For Mahomes' next trick, he completed what amounted to a fadeaway jumper between two downfield defenders before getting knocked to the ground by another free rusher. It's at that point in the game that I wouldn't have blamed Reid for beginning to daydream about the 2018 season. The easy throws and airtight, creative early game scripts that Reid creates won't go anywhere. But when those play calls run dry, like they did against the Titans in the playoffs a week later, Reid will have a quarterback capable of making plays on his own.

"It was just so smooth," Reid said of Mahomes' first start.

Apart from the highlight-reel plays, the rookie looked remarkably comfortable doing his job. Learning for a full season under such excellent tutors as Reid and Nagy in 2017 helped even out some of the rough edges in Mahomes' game. Reid said that Mahomes could buy Alex Smith a castle, and it wouldn't repay him for all that the veteran taught him. Every Texas Tech fan or draftnik who touted Mahomes -- selected 10th overall after the Chiefstraded up in last year's draft -- should be so happy that their guy landed in quarterback heaven.

... And that's the moment Patrick Mahomes became President.

"He made some plays, you saw him doing those no-look throws that he does in practice, and you kinda go -- well, that's practice. And he starts doing those in the game, you go, 'Whoa, that's something special,' " Reid said.

A play that stupid-good shouldn't happen. Mahomes shouldn't even try a throw like that while sprinting away from Von Miller. But it's a play that makes everyone who saw it -- including those in the Chiefs' building -- want to see more. It's the type of play that makes K.C. general manager Brett Veach call Mahomes "one of the best players I've ever seen." It makes Reid, wearing a salmon-colored, short-sleeve button-down shirt, walk through the meeting with as much swagger as any head coach.

I know it was only one start, but I'm surprised more hasn't been made of how preposterous Mahomes' debut was.
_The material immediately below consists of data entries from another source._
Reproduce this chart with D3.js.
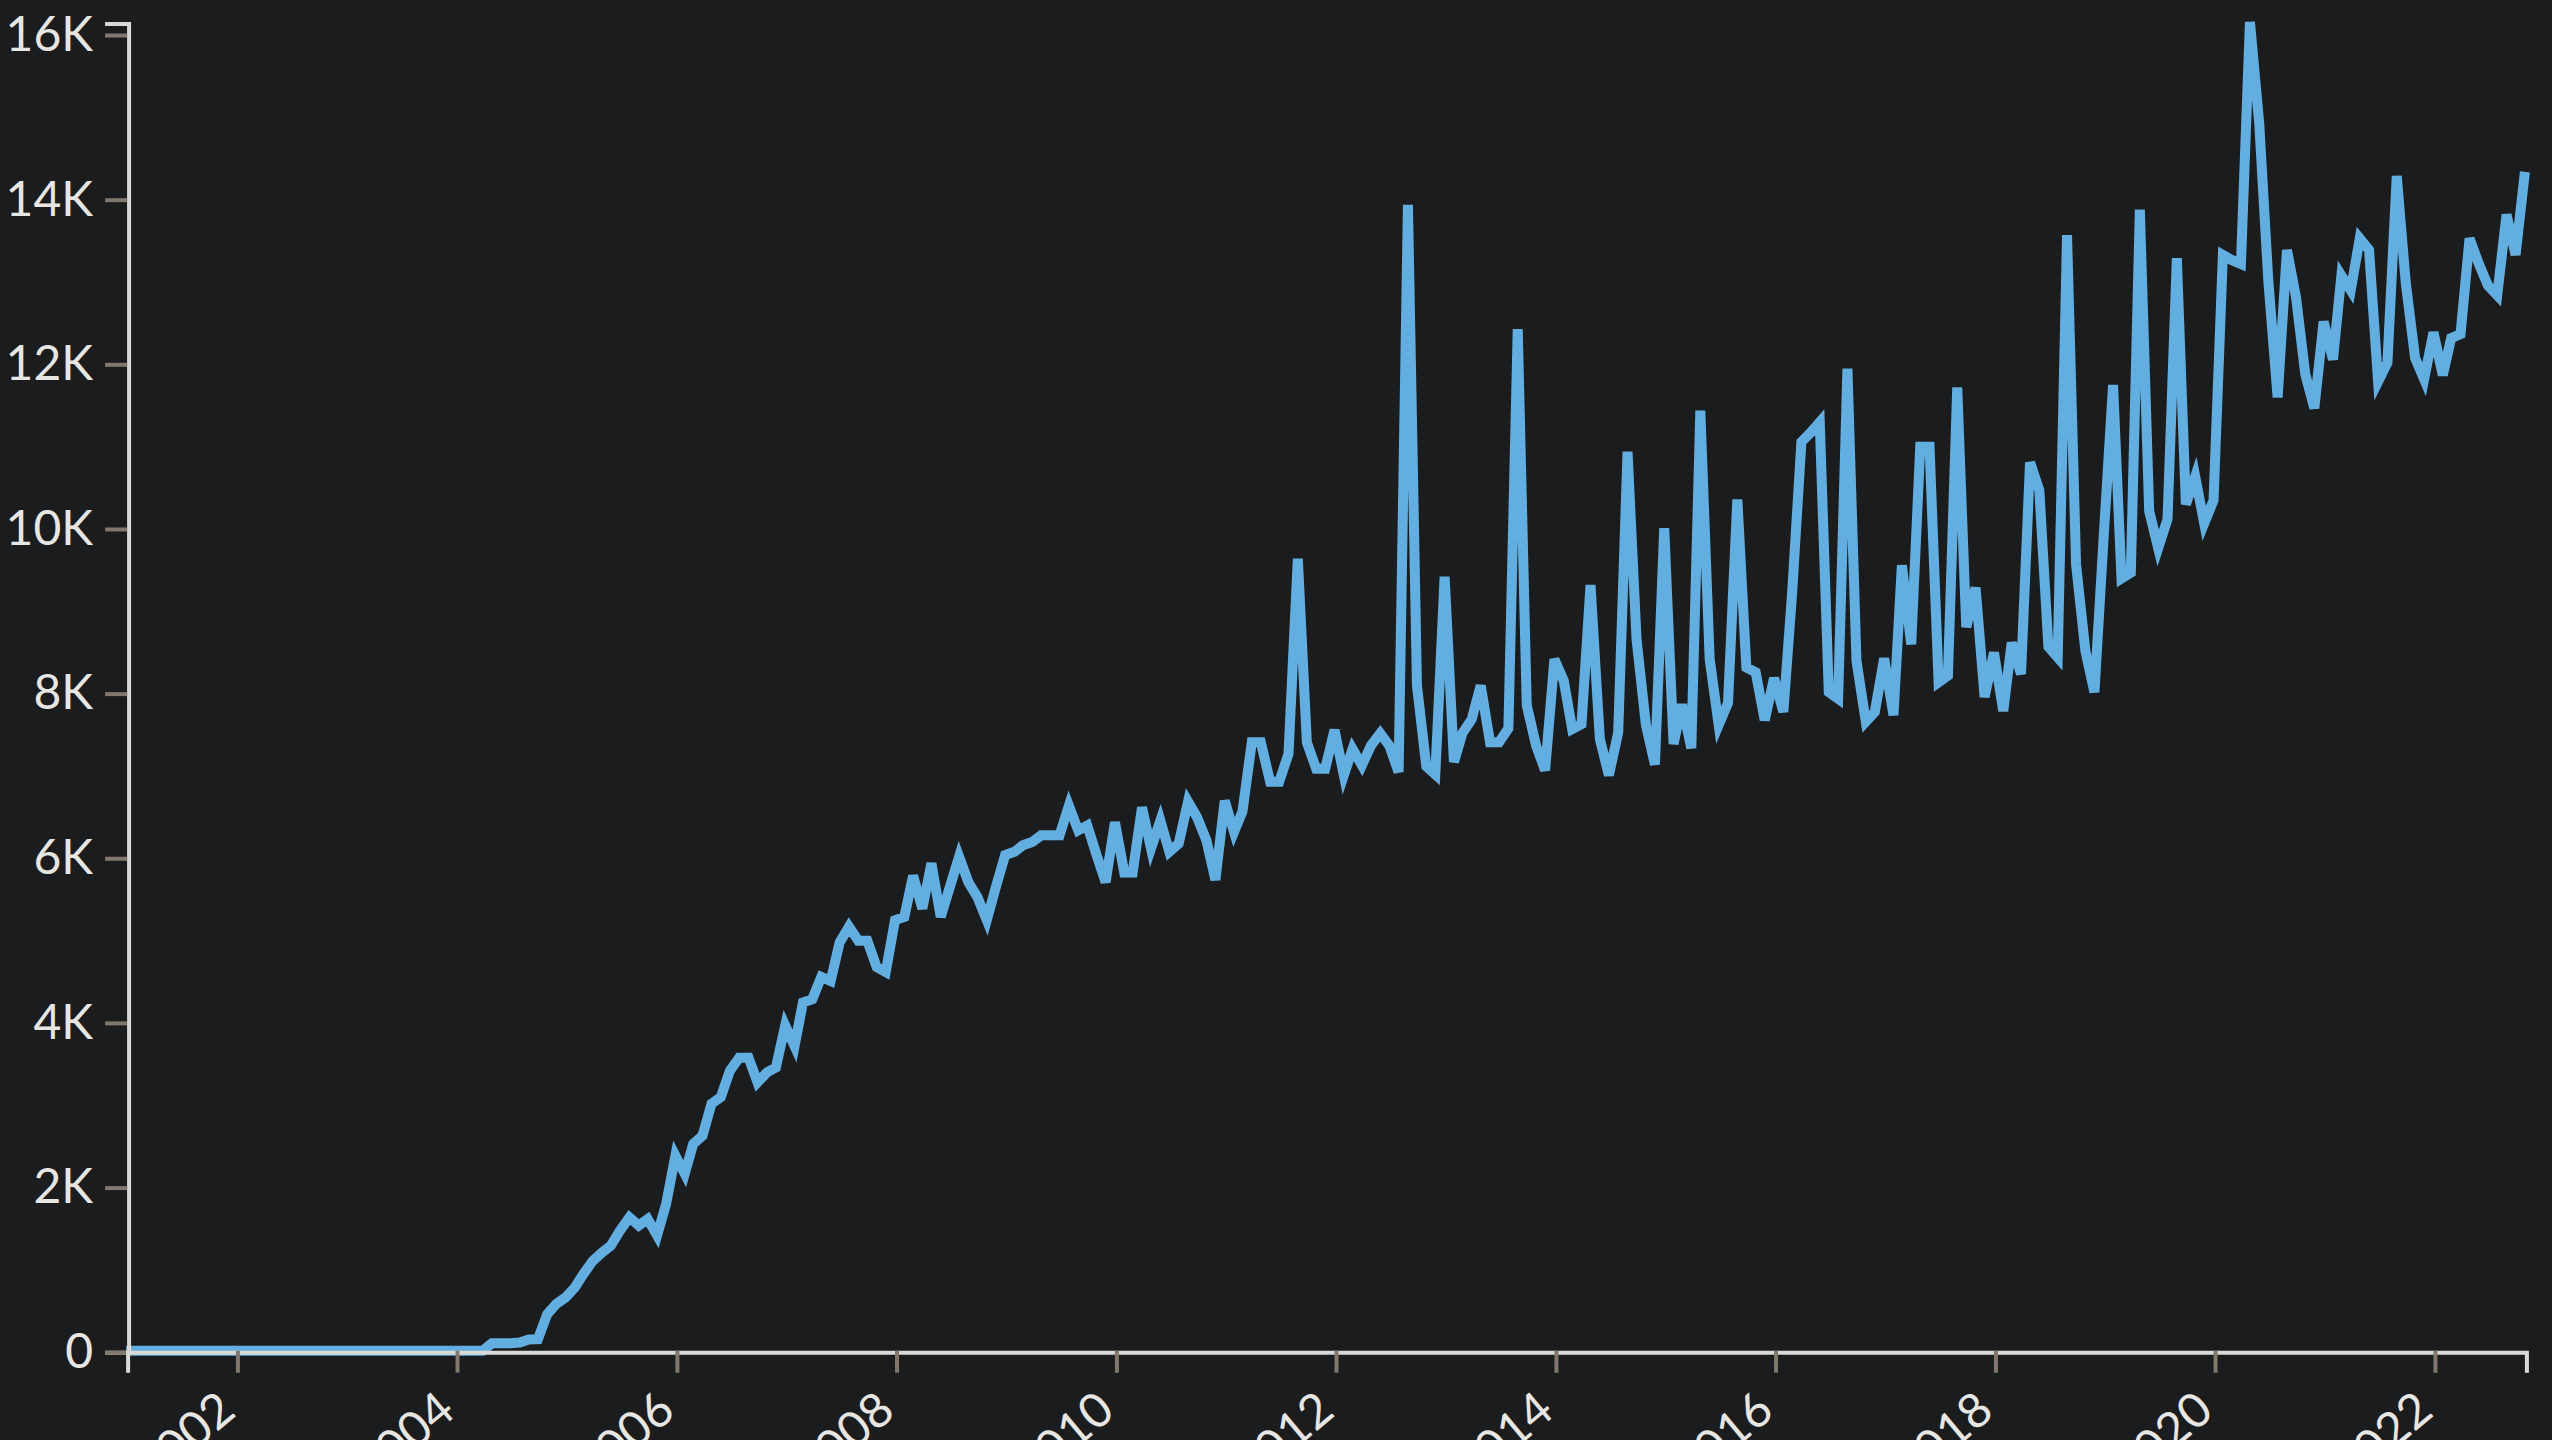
<!DOCTYPE html>
<html>
<head>
<meta charset="utf-8">
<script src="https://cdn.jsdelivr.net/npm/d3@7"></script>
<style>
  html, body { margin: 0; padding: 0; background: #1b1c1e; }
  svg { display: block; }
</style>
</head>
<body>
<svg id="chart" width="2552" height="1440"></svg>
<script>
// ---- data (monthly, starting Jan 2001) ----
const startMonth = "2001-01";
const values = [
  0,0,0,0,0,0,0,0,0,0,0,0,
  0,0,0,0,0,0,0,0,0,0,0,0,
  0,0,0,0,0,0,0,0,0,0,0,0,
  0,0,0,0,90,90,90,100,135,140,445,567,
  648,770,930,1090,1190,1280,1460,1620,1520,1600,1400,1780,
  2370,2150,2510,2610,3000,3080,3400,3560,3560,3260,3380,3440,
  3950,3700,4230,4270,4540,4490,4960,5150,4980,4980,4660,4600,
  5230,5270,5770,5370,5920,5270,5630,6000,5690,5510,5230,5630,
  6020,6060,6140,6180,6260,6260,6260,6620,6320,6380,6020,5690,
  6420,5810,5810,6600,6100,6440,6060,6160,6670,6480,6200,5720,
  6680,6300,6550,7390,7390,6910,6910,7250,9620,7390,7070,7070,
  7540,6990,7310,7110,7350,7500,7350,7030,13920,8080,7100,7000,
  9400,7150,7500,7670,8080,7390,7390,7560,12410,7840,7350,7050,
  8400,8140,7550,7610,9300,7430,6990,7510,10920,8640,7600,7120,
  9990,7370,7850,7320,11420,8400,7600,7870,10340,8300,8240,7660,
  8170,7760,9200,11040,11150,11280,8000,7920,11930,8380,7640,7760,
  8410,7720,9540,8580,10980,10980,8120,8200,11700,8790,9270,7940,
  8480,7770,8600,8220,10790,10450,8550,8420,13550,9550,8500,8000,
  9900,11730,9380,9450,13860,10200,9750,10100,13270,10280,10620,10050,
  10330,13310,13250,13200,16140,14900,13000,11580,13370,12800,11860,11450,
  12500,12040,13060,12880,13510,13370,11770,12000,14270,12970,12060,11800,
  12370,11850,12300,12350,13510,13200,12940,12820,13800,13310,14320
];
const yTickValues = [0, 2000, 4000, 6000, 8000, 10000, 12000, 14000, 16000];
const yTickLabels = ["0", "2K", "4K", "6K", "8K", "10K", "12K", "14K", "16K"];
const xTickYears = [2002, 2004, 2006, 2008, 2010, 2012, 2014, 2016, 2018, 2020, 2022];

// ---- build ----
const parseMonth = d3.timeParse("%Y-%m");
const t0 = parseMonth(startMonth);
const data = values.map((v, i) => ({ date: d3.timeMonth.offset(t0, i), value: v }));

const W = 2552, H = 1440;
const margin = { top: 22, right: 27.1, bottom: 89.3, left: 126.1 };
const AXIS_OFFSET = 2;

const svg = d3.select("#chart");
svg.append("rect").attr("width", W).attr("height", H).attr("fill", "#1b1c1e");

const x = d3.scaleTime()
  .domain(d3.extent(data, d => d.date))
  .range([margin.left, W - margin.right]);

const y = d3.scaleLinear()
  .domain([0, d3.max(values)])
  .range([H - margin.bottom, margin.top]);

const line = d3.line()
  .x(d => x(d.date))
  .y(d => y(d.value));

svg.append("path")
  .datum(data)
  .attr("fill", "none")
  .attr("stroke", "#63aee0")
  .attr("stroke-width", 10)
  .attr("stroke-linejoin", "miter")
  .attr("d", line);

const FONT = "Lato, 'Noto Sans', sans-serif";
const DOMAIN_COLOR = "#d9d9d7";
const TICK_COLOR = "#80786c";
const TEXT_COLOR = "#e8e6e3";

// y axis
const gy = svg.append("g")
  .attr("transform", `translate(${margin.left + 1},0)`)
  .call(d3.axisLeft(y)
    .tickValues(yTickValues)
    .tickFormat((d, i) => yTickLabels[i])
    .tickSize(22)
    .tickPadding(12)
    .offset(AXIS_OFFSET));

// x axis
const gx = svg.append("g")
  .attr("transform", `translate(0,${H - margin.bottom})`)
  .call(d3.axisBottom(x)
    .tickValues(xTickYears.map(yr => new Date(yr, 0, 1)))
    .tickFormat(d3.timeFormat("%Y"))
    .tickSize(22)
    .tickPadding(12)
    .offset(AXIS_OFFSET));

[gx, gy].forEach(g => {
  g.select(".domain").attr("stroke", DOMAIN_COLOR).attr("stroke-width", 4);
  g.selectAll(".tick line").attr("stroke", TICK_COLOR).attr("stroke-width", 4);
  g.selectAll(".tick text")
    .attr("fill", TEXT_COLOR)
    .style("font-family", FONT)
    .style("font-size", "48px");
});

gx.selectAll(".tick text")
  .attr("x", 0).attr("y", 0).attr("dy", 0)
  .attr("text-anchor", "end")
  .attr("transform", "translate(0,64) rotate(-40)");
</script>
</body>
</html>
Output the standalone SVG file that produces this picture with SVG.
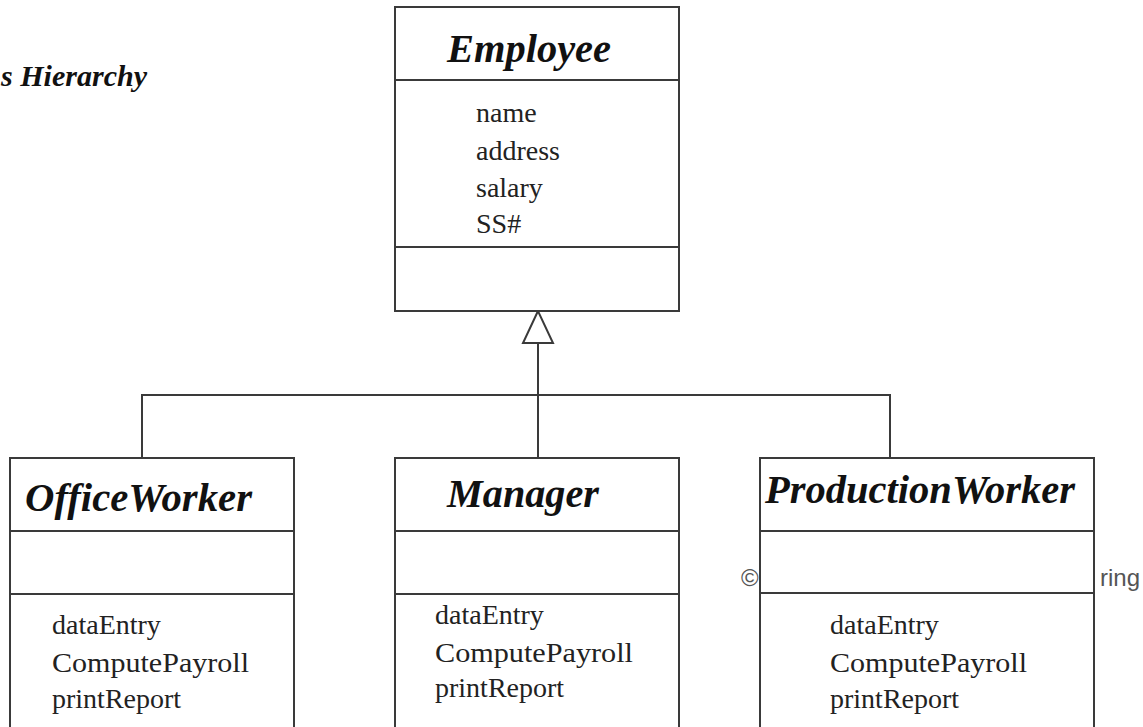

It's easy to imagine Chiefs fans still stopping each other on the street in a haze and mumbling, "But what about that throw to Demarcus Robinson?"

Reid now gets to enjoy an entire offseason cooking up an offense built around a talent this immense. It's enough to make Reid feel 20 years younger, going back to his days mentoring Brett Favre in Green Bay, the promise of a career with limitless potential stretching out in front of him. All it took was one supposedly meaningless start.